Visions lunaires du désert sous la grande aile. Une lune qu’éclairerait un soleil matinal. La terre est ridée, vide, lourde, lourdement innocente, unie. Dès que vient l’eau vient l’homme, le morcellement, le patchwork universel des campagnes. Couleur verte et ocre du partage. Une route file droit dans le damier.
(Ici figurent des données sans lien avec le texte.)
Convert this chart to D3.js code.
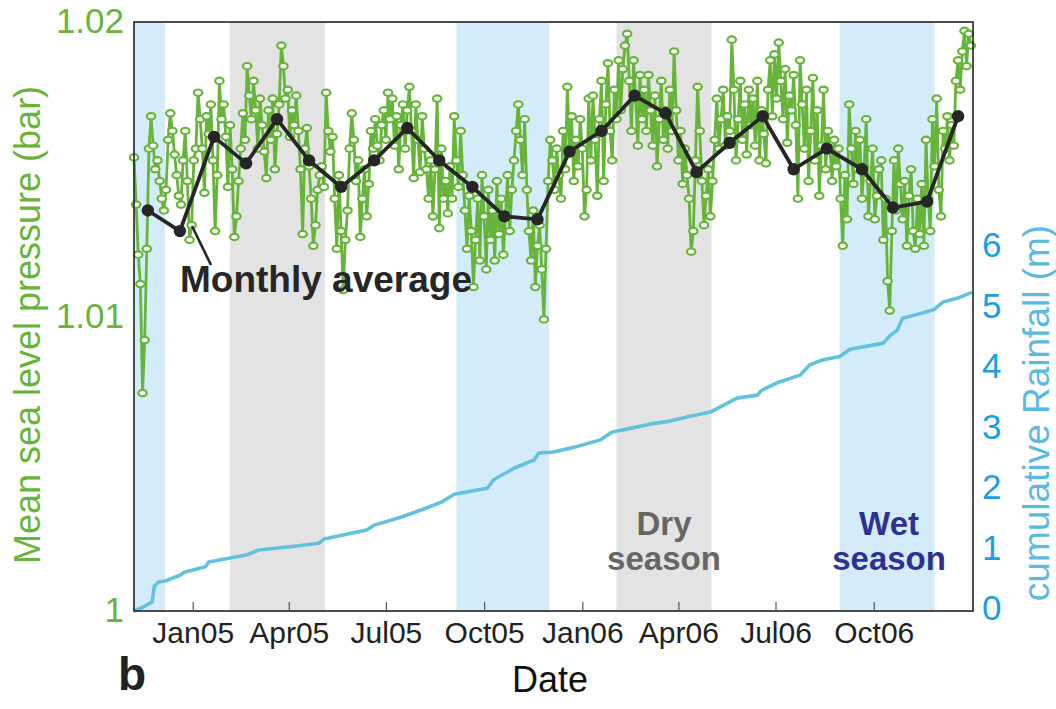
<!DOCTYPE html>
<html><head><meta charset="utf-8">
<script src="https://cdn.jsdelivr.net/npm/d3@7"></script>
<style>
body{margin:0;background:#fff}
svg{display:block}
text{font-family:"Liberation Sans",Arial,Helvetica,sans-serif}
</style>
</head><body>
<svg id="chart" width="1056" height="709"></svg>
<script>
// ---------------- data ----------------
const xDomain = ["2004-11-07", "2007-01-02"];

// daily-ish sea level pressure (bar), one value every 2 days from pressureStart
const pressureStart = "2004-11-07";
const pressureStepDays = 2;
const pressure = [
1.0154,1.0138,1.0121,1.0111,1.0074,1.0092,1.0123,1.0157,1.0168,1.0158,
1.0150,1.0153,1.0146,1.0140,1.0136,1.0143,1.0160,1.0169,1.0163,1.0155,
1.0148,1.0141,1.0138,1.0153,1.0163,1.0146,1.0126,1.0131,1.0153,1.0157,
1.0176,1.0167,1.0157,1.0142,1.0168,1.0162,1.0172,1.0153,1.0129,1.0148,
1.0180,1.0167,1.0172,1.0161,1.0144,1.0165,1.0150,1.0127,1.0134,1.0146,
1.0157,1.0169,1.0160,1.0185,1.0175,1.0167,1.0180,1.0170,1.0157,1.0174,
1.0165,1.0156,1.0147,1.0170,1.0160,1.0174,1.0150,1.0162,1.0172,1.0192,
1.0185,1.0174,1.0177,1.0161,1.0170,1.0165,1.0175,1.0163,1.0150,1.0128,
1.0157,1.0164,1.0151,1.0140,1.0124,1.0131,1.0143,1.0148,1.0151,1.0144,
1.0176,1.0163,1.0156,1.0161,1.0140,1.0123,1.0148,1.0129,1.0109,1.0126,
1.0136,1.0157,1.0169,1.0160,1.0146,1.0153,1.0127,1.0140,1.0150,1.0134,
1.0145,1.0163,1.0157,1.0167,1.0158,1.0153,1.0165,1.0170,1.0160,1.0176,
1.0167,1.0174,1.0158,1.0168,1.0150,1.0165,1.0172,1.0157,1.0170,1.0178,
1.0163,1.0147,1.0172,1.0160,1.0149,1.0168,1.0157,1.0150,1.0140,1.0153,
1.0134,1.0150,1.0174,1.0130,1.0157,1.0140,1.0146,1.0135,1.0151,1.0140,
1.0168,1.0153,1.0144,1.0163,1.0148,1.0136,1.0123,1.0141,1.0129,1.0110,
1.0126,1.0140,1.0119,1.0148,1.0134,1.0116,1.0143,1.0126,1.0136,1.0119,
1.0146,1.0128,1.0140,1.0121,1.0134,1.0148,1.0129,1.0143,1.0153,1.0163,
1.0172,1.0160,1.0148,1.0167,1.0143,1.0129,1.0119,1.0136,1.0110,1.0124,
1.0131,1.0116,1.0099,1.0123,1.0146,1.0160,1.0153,1.0143,1.0157,1.0148,
1.0140,1.0163,1.0150,1.0178,1.0157,1.0168,1.0146,1.0160,1.0151,1.0167,
1.0157,1.0134,1.0143,1.0174,1.0153,1.0175,1.0160,1.0141,1.0167,1.0180,
1.0146,1.0172,1.0186,1.0163,1.0153,1.0177,1.0167,1.0187,1.0170,1.0184,
1.0192,1.0196,1.0180,1.0163,1.0187,1.0174,1.0158,1.0182,1.0167,1.0177,
1.0163,1.0182,1.0170,1.0158,1.0175,1.0151,1.0167,1.0180,1.0160,1.0170,
1.0157,1.0177,1.0163,1.0190,1.0170,1.0153,1.0163,1.0145,1.0157,1.0148,
1.0140,1.0122,1.0129,1.0153,1.0178,1.0163,1.0146,1.0131,1.0141,1.0150,
1.0134,1.0146,1.0160,1.0174,1.0157,1.0167,1.0177,1.0158,1.0168,1.0163,
1.0194,1.0177,1.0153,1.0167,1.0180,1.0160,1.0172,1.0155,1.0177,1.0165,
1.0174,1.0158,1.0180,1.0153,1.0170,1.0162,1.0152,1.0177,1.0187,1.0168,
1.0189,1.0174,1.0193,1.0180,1.0167,1.0184,1.0159,1.0175,1.0170,1.0182,
1.0165,1.0140,1.0187,1.0172,1.0157,1.0177,1.0146,1.0163,1.0181,1.0153,
1.0170,1.0141,1.0158,1.0177,1.0150,1.0163,1.0157,1.0146,1.0160,1.0151,
1.0157,1.0140,1.0124,1.0148,1.0133,1.0172,1.0157,1.0145,1.0163,1.0150,
1.0160,1.0140,1.0151,1.0167,1.0134,1.0146,1.0157,1.0133,1.0141,1.0150,
1.0153,1.0126,1.0140,1.0112,1.0102,1.0129,1.0153,1.0136,1.0157,1.0145,
1.0133,1.0146,1.0124,1.0141,1.0150,1.0129,1.0123,1.0140,1.0128,1.0145,
1.0124,1.0160,1.0140,1.0129,1.0167,1.0151,1.0174,1.0143,1.0134,1.0163,
1.0157,1.0168,1.0153,1.0165,1.0158,1.0180,1.0187,1.0177,1.0190,1.0197,1.0185,1.0196,1.0192
];

// monthly average pressure (bar)
const monthlyDates = ["2004-11-20","2004-12-20","2005-01-21","2005-02-20","2005-03-21","2005-04-20",
  "2005-05-20","2005-06-20","2005-07-21","2005-08-20","2005-09-20","2005-10-20","2005-11-20",
  "2005-12-20","2006-01-19","2006-02-19","2006-03-20","2006-04-18","2006-05-19","2006-06-19",
  "2006-07-18","2006-08-18","2006-09-20","2006-10-19","2006-11-20","2006-12-19"];
const monthlyAvg = [1.0136,1.0129,1.0161,1.0152,1.0167,1.0153,1.0144,1.0153,1.0164,1.0153,1.0144,1.0134,
  1.0133,1.0156,1.0163,1.0175,1.0169,1.0149,1.0159,1.0168,1.0150,1.0157,1.0150,1.0137,1.0139,1.0168];

// cumulative rainfall (m): days since rainStart
const rainStart = "2004-11-07";
const rainDay = [0,7,17,19,23,30,44,47,67,70,94,106,117,150,173,178,197,218,225,250,269,288,300,331,337,
  356,375,379,393,413,437,448,465,483,502,521,540,552,565,584,588,602,624,633,645,661,671,702,708,715,
  720,739,749,758,771,785];
const rainM = [0,0.05,0.15,0.41,0.48,0.5,0.6,0.64,0.73,0.81,0.89,0.93,1.01,1.07,1.12,1.19,1.26,1.34,1.42,
  1.55,1.67,1.8,1.93,2.03,2.17,2.36,2.5,2.61,2.63,2.71,2.83,2.96,3.02,3.09,3.14,3.22,3.29,3.40,3.52,3.57,
  3.65,3.77,3.90,4.07,4.15,4.21,4.33,4.43,4.55,4.64,4.84,4.93,4.98,5.11,5.17,5.27];

// seasons
const wetSeasons = [["2004-11-07","2004-12-06"],["2005-09-05","2005-12-01"],["2006-08-30","2006-11-27"]];
const drySeasons = [["2005-02-05","2005-05-05"],["2006-02-02","2006-05-02"]];

// ticks
const xTickDates = ["2005-01-01","2005-04-01","2005-07-01","2005-10-01","2006-01-01","2006-04-01","2006-07-01","2006-10-01"];
const xTickLabels = ["Jan05","Apr05","Jul05","Oct05","Jan06","Apr06","Jul06","Oct06"];
const pTicks = [1, 1.01, 1.02];
const pTickLabels = ["1", "1.01", "1.02"];
const rTicks = [0, 1, 2, 3, 4, 5, 6];

// ---------------- drawing ----------------
const parse = d3.utcParse("%Y-%m-%d");
const svg = d3.select("#chart");
const M = {left: 134, right: 973, top: 22, bottom: 611};

const x = d3.scaleUtc().domain(xDomain.map(parse)).range([M.left, M.right]);
const yP = d3.scaleLinear().domain([1, 1.02]).range([M.bottom, M.top]);
const yR = d3.scaleLinear().domain([0, 9.74]).range([M.bottom, M.top]);

const GREEN = "#67b43b", RAIN = "#62c2dc", BLACK = "#262626";
const FONT = '"Liberation Sans",Arial,sans-serif';

// season bands
const bands = svg.append("g");
bands.selectAll("rect.wet").data(wetSeasons).join("rect").attr("class","wet")
  .attr("x", d => x(parse(d[0]))).attr("width", d => x(parse(d[1])) - x(parse(d[0])))
  .attr("y", M.top).attr("height", M.bottom - M.top).attr("fill", "#d4ebf9");
bands.selectAll("rect.dry").data(drySeasons).join("rect").attr("class","dry")
  .attr("x", d => x(parse(d[0]))).attr("width", d => x(parse(d[1])) - x(parse(d[0])))
  .attr("y", M.top).attr("height", M.bottom - M.top).attr("fill", "#e3e3e3");

// rainfall
const r0 = parse(rainStart);
const rainData = rainDay.map((d, i) => ({date: d3.utcDay.offset(r0, d), v: rainM[i]}));
svg.append("path").datum(rainData)
  .attr("fill", "none").attr("stroke", RAIN).attr("stroke-width", 3.6).attr("stroke-linejoin","round")
  .attr("d", d3.line().x(d => x(d.date)).y(d => yR(d.v)));

// pressure
const p0 = parse(pressureStart);
const pData = pressure.map((v, i) => ({date: d3.utcDay.offset(p0, i * pressureStepDays), v}));
svg.append("path").datum(pData)
  .attr("fill", "none").attr("stroke", GREEN).attr("stroke-width", 2.8).attr("stroke-linejoin","round")
  .attr("d", d3.line().x(d => x(d.date)).y(d => yP(d.v)));
svg.append("g").selectAll("ellipse").data(pData).join("ellipse")
  .attr("cx", d => x(d.date)).attr("cy", d => yP(d.v))
  .attr("rx", 4.2).attr("ry", 3.2)
  .attr("fill", "#fff").attr("stroke", GREEN).attr("stroke-width", 2.2);

// monthly average
const mData = monthlyDates.map((d, i) => ({date: parse(d), v: monthlyAvg[i]}));
svg.append("path").datum(mData)
  .attr("fill", "none").attr("stroke", BLACK).attr("stroke-width", 3.8).attr("stroke-linejoin","round")
  .attr("d", d3.line().x(d => x(d.date)).y(d => yP(d.v)));
svg.append("g").selectAll("circle").data(mData).join("circle")
  .attr("cx", d => x(d.date)).attr("cy", d => yP(d.v)).attr("r", 6.2).attr("fill", BLACK);

// frame
svg.append("rect").attr("x", M.left).attr("y", M.top)
  .attr("width", M.right - M.left).attr("height", M.bottom - M.top)
  .attr("fill", "none").attr("stroke", "#222").attr("stroke-width", 1.6);

// x axis
const xAxis = svg.append("g").attr("transform", `translate(0,${M.bottom})`)
  .call(d3.axisBottom(x).tickValues(xTickDates.map(parse))
    .tickFormat((d, i) => xTickLabels[i]).tickSize(-9).tickPadding(11));
xAxis.select(".domain").remove();
xAxis.selectAll(".tick line").attr("stroke", "#555").attr("stroke-width", 1.2);
xAxis.selectAll(".tick text").attr("font-size", 30).attr("fill", "#222").style("font-family", FONT);

// left axis
const lAxis = svg.append("g").attr("transform", `translate(${M.left},0)`)
  .call(d3.axisLeft(yP).tickValues(pTicks).tickFormat((d, i) => pTickLabels[i]).tickSize(0).tickPadding(10));
lAxis.select(".domain").remove();
lAxis.selectAll(".tick text").attr("font-size", 35).attr("fill", GREEN).attr("dy", "0.3em").style("font-family", FONT);

// right axis
const rAxis = svg.append("g").attr("transform", `translate(${M.right},0)`)
  .call(d3.axisRight(yR).tickValues(rTicks).tickFormat(d3.format("d")).tickSize(0).tickPadding(9));
rAxis.select(".domain").remove();
rAxis.selectAll(".tick text").attr("font-size", 35).attr("fill", "#1aa0e0").attr("dy", "0.25em").style("font-family", FONT);

// axis titles
svg.append("text").attr("transform", "translate(40,325) rotate(-90)")
  .attr("text-anchor", "middle").attr("font-size", 36).attr("fill", GREEN)
  .text("Mean sea level pressure (bar)");
svg.append("text").attr("transform", "translate(1049,413) rotate(-90)")
  .attr("text-anchor", "middle").attr("font-size", 37).attr("fill", "#5cb9e0")
  .text("cumulative Rainfall (m)");
svg.append("text").attr("x", 550).attr("y", 692).attr("text-anchor", "middle")
  .attr("font-size", 36).attr("fill", "#111").text("Date");
svg.append("text").attr("x", 118).attr("y", 690).attr("font-size", 46)
  .attr("font-weight", "bold").attr("fill", "#222").text("b");

// annotations
svg.append("line").attr("x1", 192).attr("y1", 226).attr("x2", 211).attr("y2", 265)
  .attr("stroke", BLACK).attr("stroke-width", 2.6);
svg.append("text").attr("x", 180).attr("y", 292).attr("font-size", 37)
  .attr("font-weight", "bold").attr("fill", BLACK).text("Monthly average");

const dryMid = x(new Date((parse(drySeasons[1][0]).getTime() + parse(drySeasons[1][1]).getTime()) / 2));
const wetMid = x(new Date((parse(wetSeasons[2][0]).getTime() + parse(wetSeasons[2][1]).getTime()) / 2));
const dry = svg.append("text").attr("text-anchor", "middle").attr("font-size", 33)
  .attr("font-weight", "bold").attr("fill", "#666");
dry.append("tspan").attr("x", dryMid).attr("y", 535).text("Dry");
dry.append("tspan").attr("x", dryMid).attr("y", 570).text("season");
const wet = svg.append("text").attr("text-anchor", "middle").attr("font-size", 33)
  .attr("font-weight", "bold").attr("fill", "#2e3192");
wet.append("tspan").attr("x", wetMid + 2).attr("y", 535).text("Wet");
wet.append("tspan").attr("x", wetMid + 2).attr("y", 570).text("season");
</script>
</body></html>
Vu d’en haut, l’homme est discret, sympathique: un humble jardinier, une grosse et industrieuse musaraigne qui a fait des trous, des murets, des dessins.
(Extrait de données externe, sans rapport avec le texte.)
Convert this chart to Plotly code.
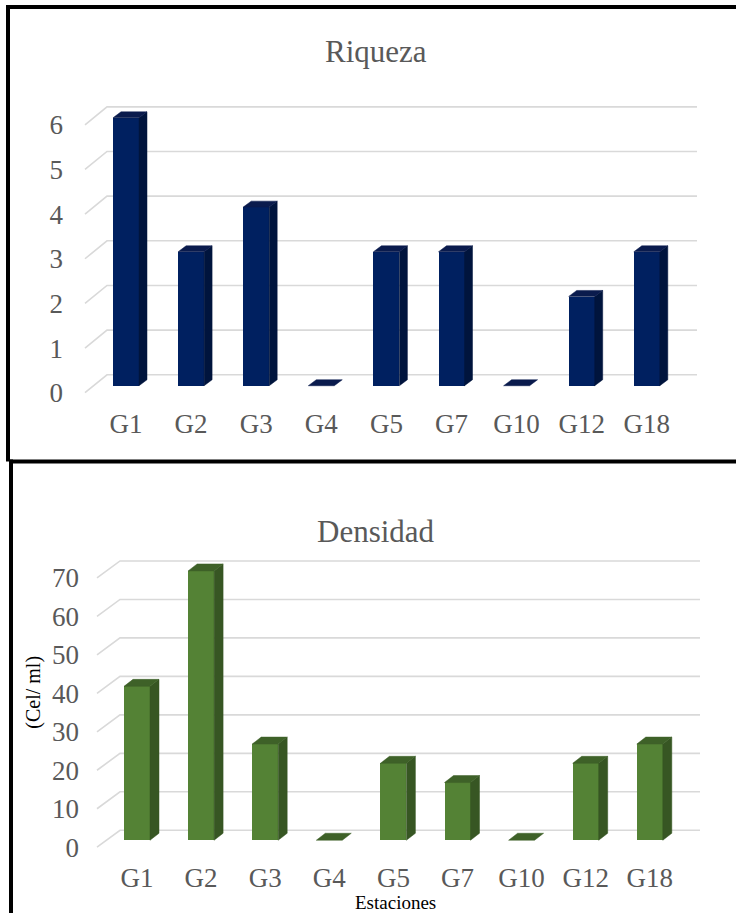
import plotly.graph_objects as go

categories = ["G1", "G2", "G3", "G4", "G5", "G7", "G10", "G12", "G18"]
riqueza = [6, 3, 4, 0, 3, 3, 0, 2, 3]
densidad = [40, 70, 25, 0, 20, 15, 0, 20, 25]
riqueza_ticks = [0, 1, 2, 3, 4, 5, 6]
densidad_ticks = [0, 10, 20, 30, 40, 50, 60, 70]

W, H = 736, 916
FONT = "Liberation Serif, Times New Roman, serif"
GREY = "#595959"

panels = [
    dict(values=riqueza, ticks=riqueza_ticks, xa="x", ya="y", xk="xaxis", yk="yaxis",
         x0=126, dxcat=65.1, y0=394, ppu=44.8, dom_x=(64, 736), dom_y=(80, 406),
         grid_left=85, grid_right=697, depth=(22, 18), bar_off=7, bar_w=26, topd=(8, 6),
         front="#002060", side="#00143d", topc="#0a1b4d"),
    dict(values=densidad, ticks=densidad_ticks, xa="x2", ya="y2", xk="xaxis2", yk="yaxis2",
         x0=137, dxcat=64.1, y0=850, ppu=3.86, dom_x=(80, 736), dom_y=(545, 862),
         grid_left=97, grid_right=700, depth=(23, 17), bar_off=7, bar_w=26, topd=(9, 7),
         front="#548235", side="#375623", topc="#3e6128"),
]

fig = go.Figure()
layout = {}
shapes = []

for p in panels:
    dxc, ppu = p["dxcat"], p["ppu"]
    # gridlines (floor diagonal + back wall), drawn below the traces
    fl = (p["grid_left"] - p["x0"]) / dxc
    bl = (p["grid_left"] + p["depth"][0] - p["x0"]) / dxc
    br = (p["grid_right"] - p["x0"]) / dxc
    ddy = p["depth"][1] / ppu
    for v in p["ticks"]:
        path = f"M {fl},{v} L {bl},{v + ddy} L {br},{v + ddy}"
        shapes.append(dict(type="path", path=path, xref=p["xa"], yref=p["ya"],
                           layer="below", line=dict(color="#d9d9d9", width=1.6)))
    base = p["bar_off"] / ppu
    hw = p["bar_w"] / dxc / 2
    tdx = p["topd"][0] / dxc
    tdy = p["topd"][1] / ppu
    # front faces
    fig.add_trace(go.Bar(x=list(range(len(categories))), y=p["values"], base=base,
                         width=2 * hw, marker=dict(color=p["front"], line=dict(width=0)),
                         xaxis=p["xa"], yaxis=p["ya"]))
    # side faces and top faces
    sx, sy, tx, ty = [], [], [], []
    for i, v in enumerate(p["values"]):
        xl, xr = i - hw, i + hw
        yb, yt = base, base + v
        if v > 0:
            sx += [xr, xr, xr + tdx, xr + tdx, xr, None]
            sy += [yb, yt, yt + tdy, yb + tdy, yb, None]
        tx += [xl, xr, xr + tdx, xl + tdx, xl, None]
        ty += [yt, yt, yt + tdy, yt + tdy, yt, None]
    fig.add_trace(go.Scatter(x=sx, y=sy, mode="lines", fill="toself", fillcolor=p["side"],
                             line=dict(color=p["side"], width=0.5),
                             xaxis=p["xa"], yaxis=p["ya"], hoverinfo="skip"))
    fig.add_trace(go.Scatter(x=tx, y=ty, mode="lines", fill="toself", fillcolor=p["topc"],
                             line=dict(color=p["topc"], width=0.5),
                             xaxis=p["xa"], yaxis=p["ya"], hoverinfo="skip"))

    layout[p["xk"]] = dict(
        domain=[p["dom_x"][0] / W, p["dom_x"][1] / W],
        range=[(p["dom_x"][0] - p["x0"]) / dxc, (p["dom_x"][1] - p["x0"]) / dxc],
        anchor=p["ya"], tickvals=list(range(len(categories))), ticktext=categories,
        showgrid=False, zeroline=False, showline=False, ticks="",
        tickfont=dict(family=FONT, size=27, color=GREY), fixedrange=True)
    layout[p["yk"]] = dict(
        domain=[1 - p["dom_y"][1] / H, 1 - p["dom_y"][0] / H],
        range=[(p["y0"] - p["dom_y"][1]) / ppu, (p["y0"] - p["dom_y"][0]) / ppu],
        anchor=p["xa"], tickvals=p["ticks"], showgrid=False, zeroline=False,
        showline=False, ticks="", tickfont=dict(family=FONT, size=27, color=GREY),
        fixedrange=True)

def px(x, y):
    return x / W, 1 - y / H

def line(x0, y0, x1, y1, w=4):
    a, b = px(x0, y0)
    c, d = px(x1, y1)
    return dict(type="line", xref="paper", yref="paper", x0=a, y0=b, x1=c, y1=d,
                line=dict(color="black", width=w))

shapes += [
    line(6, 7, 736, 7),
    line(8, 5, 8, 463, 4),
    line(9, 463, 736, 463),
    line(11, 461, 11, 916),
]

def ann(text, x, y, size, color, angle=0):
    a, b = px(x, y)
    return dict(text=text, x=a, y=b, xref="paper", yref="paper", showarrow=False,
                xanchor="center", yanchor="middle", textangle=angle,
                font=dict(family=FONT, size=size, color=color))

annotations = [
    ann("Riqueza", 376, 52, 31, GREY),
    ann("Densidad", 376, 533, 31, GREY),
    ann("(Cel/ ml)", 34, 695, 20, "black", -90),
    ann("Estaciones", 396, 905, 19, "black"),
]

fig.update_layout(width=W, height=H, margin=dict(l=0, r=0, t=0, b=0),
                  paper_bgcolor="white", plot_bgcolor="white", showlegend=False,
                  bargap=0, shapes=shapes, annotations=annotations, **layout)

fig.write_html("out.html", config={"displayModeBar": False})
Jean-Christophe Bailly, Phèdre en Inde, p. 72
Je me souviens précisément d’une image semblable, captée – sur le même trajet, à travers le hublot de l’avion qui me ramenait de Katmandou: en survolant l’Asie centrale, au petit matin, les plissages de montagnes désertiques de ce qui devait être l’Iran ou l’Est de la Turquie, pays inconnus pour moi, paysages où je n’avais aucun repère qui, de plus, vus depuis la plus haute altitude, étalaient, sur des centaines de kilomètres, le réseau de leurs vallées asséchées, les nervures de feuilles sèches de leurs plateaux. Je n’aurais rien tiré d’une photographie: l’exiguïté du hublot, la fugacité du point de vue, m’en dissuadaient. Mais j’en garde l’image étonnante.